Backyard at the Wingfields

And their house in North Scottsdale was perfectly lovely. We ate lunch by the pool, Ivonne made delicious chiles rellenos. The rooms are big, the light is bright, the desert is all around. 

Taliesin West

And we were a short drive from a cultural experience, that little known commodity in Phoenix, in the form of Taliesin West, Frank Lloyd Wright’s winter home and studio where they entertained the likes of the Luces. 

Ian in Frank Lloyd Wright's living room

Scottsdale makes every effort to befriend and blend into the desert.  Most houses are painted in a taupey tone. Fortunately for the developers of Scottsdale, there are 128 such shades including caramel, chocolate, chamomile, croissant and coconut; dirt, bamboo, beeswax; tortilla; tan, taupe, tumbleweed, and the ever-mysterious burnt umber. 

We raced down to Tucson the next day, and I do mean raced, now that the state highway speed limit is 75 mph. Gone are the days of the “55 Stay Alive” campaign. The priority now is speed, not life. 

Catalina Foothills neighborhood


We stayed in a house in Catalina Foothills, my idea of the perfect neighborhood, my zone of interest, if you will. The house was modern, the perfect size for the two of us, and from the deck we watched birds,  rising moons, and brilliant sunsets. 

Sunset from the deck

The weather was heavenly, even when it was a little cold (by Tucson standards, 50’s), even when it was a little cloudy, and even when it was a little rainy. The weather in Tucson doesn’t lock down like a steely gray fist. After cold mornings, it warms up, after clouds, the sun comes out. And after a rain, the desert is indescribably delicious, the smell, the crystal clear skies, the sharp outlines of the mountains. 

Micha's

We ate at our favorite places, Micha’s, Rosa’s, El Minuto, the first bite of salsa, the first taste of cheese crisp made us to groan with delight. We went through a pint of salsa from Rosa’s in less than a week and bought three dozen tortillas at Tortillas Bryan

Cheese crisp at El Minuto

We tried one new place, Seis Kitchen. But ordering at a counter is all wrong at a Mexican food restaurant. I prefer the old school service where barely ambulatory abuelas shuffle over to your table, put the plate down and say “very hot, mija, be careful.” 
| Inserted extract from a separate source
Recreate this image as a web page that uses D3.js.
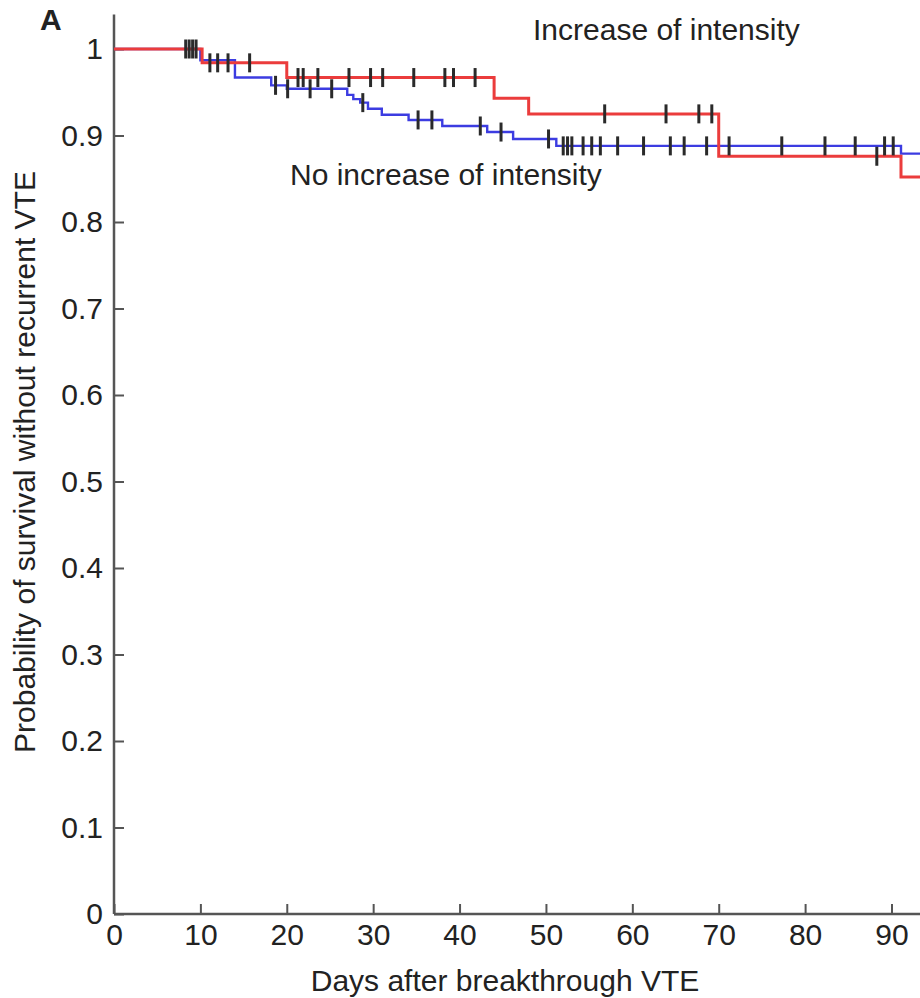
<!DOCTYPE html>
<html>
<head>
<meta charset="utf-8">
<script src="https://cdn.jsdelivr.net/npm/d3@7"></script>
<style>
  body { margin: 0; background: #fff; }
  text { font-family: "Liberation Sans", Arial, Helvetica, sans-serif; fill: #222; }
</style>
</head>
<body>
<div id="km"></div>
<script>
// Kaplan-Meier steps (days, survival)
var redTimes = [0, 10.2, 20.0, 44.0, 48.0, 70.0, 91.1];
var redSurv  = [1, 0.984, 0.967, 0.943, 0.925, 0.876, 0.852];
var blueTimes = [0, 10.0, 14.0, 18.2, 20.0, 27.0, 27.7, 28.5, 29.4, 31.0, 34.1, 38.0, 43.2, 46.2, 51.2, 91.1];
var blueSurv  = [1, 0.987, 0.967, 0.958, 0.954, 0.947, 0.942, 0.938, 0.931, 0.924, 0.918, 0.911, 0.904, 0.896, 0.888, 0.879];

// censored observations (days)
var redCensor = [8.3, 8.7, 9.1, 9.5, 11.1, 12.0, 13.2, 15.7, 21.3, 21.9, 23.6, 27.2, 29.7, 31.1,
                 34.7, 38.3, 39.3, 41.8, 56.8, 63.9, 67.7, 69.2, 88.3];
var blueCensor = [18.7, 20.1, 22.7, 25.2, 28.8, 35.2, 36.8, 42.4, 44.8, 50.3, 52.0, 52.5, 53.0, 54.3,
                  55.3, 56.3, 58.3, 61.3, 64.4, 66.0, 68.6, 71.2, 77.3, 82.3, 85.8, 89.2, 90.2];

var xTicks = [0, 10, 20, 30, 40, 50, 60, 70, 80, 90];
var yTicks = [0, 0.1, 0.2, 0.3, 0.4, 0.5, 0.6, 0.7, 0.8, 0.9, 1];
var xMax = 93.3, yTop = 1.04;

var w = 920, h = 998;

var svg = d3.select("#km")
    .append("svg")
    .attr("width", w)
    .attr("height", h);

var x = d3.scaleLinear().domain([0, xMax]).range([114, 920]);
var y = d3.scaleLinear().domain([0, 1]).range([914, 49]);

function survAt(times, surv, t) {
  var i = d3.bisectRight(times, t) - 1;
  return surv[Math.max(0, i)];
}

function stepPoints(times, surv) {
  var pts = times.map(function(t, i) { return [t, surv[i]]; });
  pts.push([xMax, surv[surv.length - 1]]);
  return pts;
}

var line = d3.line()
    .x(function(d) { return x(d[0]); })
    .y(function(d) { return y(d[1]); })
    .curve(d3.curveStepAfter);

// axes
var xAxis = d3.axisBottom(x).tickValues(xTicks).tickSizeInner(-10).tickSizeOuter(0).tickPadding(10)
    .tickFormat(d3.format("d"));
var yAxis = d3.axisLeft(y).tickValues(yTicks).tickSizeInner(-10).tickSizeOuter(0).tickPadding(11)
    .tickFormat(function(d) { return d === 0 || d === 1 ? String(d) : d3.format(".1f")(d); });

var gx = svg.append("g").attr("transform", "translate(0," + y(0) + ")").call(xAxis);
var gy = svg.append("g").attr("transform", "translate(" + x(0) + ",0)").call(yAxis);

[gx, gy].forEach(function(g) {
  g.select(".domain").remove();
  g.selectAll(".tick line").attr("stroke", "#555").attr("stroke-width", 2);
  g.selectAll(".tick text").style("font-size", "30px").attr("fill", "#222");
});

svg.append("line")
    .attr("x1", x(0)).attr("x2", x(xMax))
    .attr("y1", y(0)).attr("y2", y(0))
    .attr("stroke", "#555").attr("stroke-width", 2.5);
svg.append("line")
    .attr("x1", x(0)).attr("x2", x(0))
    .attr("y1", y(0)).attr("y2", y(yTop))
    .attr("stroke", "#555").attr("stroke-width", 2.5);

// curves
svg.append("path")
    .attr("d", line(stepPoints(blueTimes, blueSurv)))
    .attr("fill", "none")
    .attr("stroke", "rgb(60,60,225)")
    .attr("stroke-width", 2.4);

svg.append("path")
    .attr("d", line(stepPoints(redTimes, redSurv)))
    .attr("fill", "none")
    .attr("stroke", "rgb(235,60,60)")
    .attr("stroke-width", 3);

// censor marks
function censorMarks(times, surv, cens) {
  svg.append("g").selectAll("line")
      .data(cens)
      .enter()
      .append("line")
      .attr("x1", function(d) { return x(d); })
      .attr("x2", function(d) { return x(d); })
      .attr("y1", function(d) { return y(survAt(times, surv, d)) - 9.5; })
      .attr("y2", function(d) { return y(survAt(times, surv, d)) + 9.5; })
      .attr("stroke", "#2a2a2a")
      .attr("stroke-width", 3);
}
censorMarks(blueTimes, blueSurv, blueCensor);
censorMarks(redTimes, redSurv, redCensor);

// labels
svg.append("text").attr("x", 533).attr("y", 40).style("font-size", "30px").text("Increase of intensity");
svg.append("text").attr("x", 290).attr("y", 185).style("font-size", "30px").text("No increase of intensity");

svg.append("text")
    .attr("x", 505).attr("y", 991)
    .attr("text-anchor", "middle")
    .style("font-size", "30px")
    .text("Days after breakthrough VTE");

svg.append("text")
    .attr("transform", "translate(35,462) rotate(-90)")
    .attr("text-anchor", "middle")
    .style("font-size", "30px")
    .text("Probability of survival without recurrent VTE");

svg.append("text")
    .attr("x", 40).attr("y", 30)
    .style("font-size", "30px")
    .style("font-weight", "bold")
    .attr("fill", "#111")
    .text("A");
</script>
</body>
</html>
I went to Rillito River Park for my first time, a 12-mile linear walking path, marking a great stride for Tucson's pedestrian friendliness. It's well paved, nicely maintained, not too crowded, and features a humane assortment of life-saving drinking fountains and bathrooms. 

With Louis Sahagun at The Tucson Citizen reunion



Group photo, The Shanty patio




Darr, PK Weis, and Rick Wiley 


Our main reason for the visit was to attend a reunion of the staff of The Tucson Citizen, an afternoon paper where Darr started his career. The paper closed 16 years ago, but organizers tracked down every former staffer they could find, and almost one hundred showed up. The reunion was held at The Shanty which has a copper top bar, they shared their sparkling memories and and shined with laughter. 



Wisdom's Cafe has no chicken on the menu




With Darr's sister Janie Dolan


On our last day we went to see sister Janie in Rio Rico. We stopped at Wisdom's Cafe in Tubac for take out. Don't be fooled by the large mascot, they don't serve chicken there.

On my daily walks I photographed houses with for sale signs and looked them up on Zillow. Now Zillow thinks I want a house in Tucson and emails me every day with new selections. Does it know something I don’t?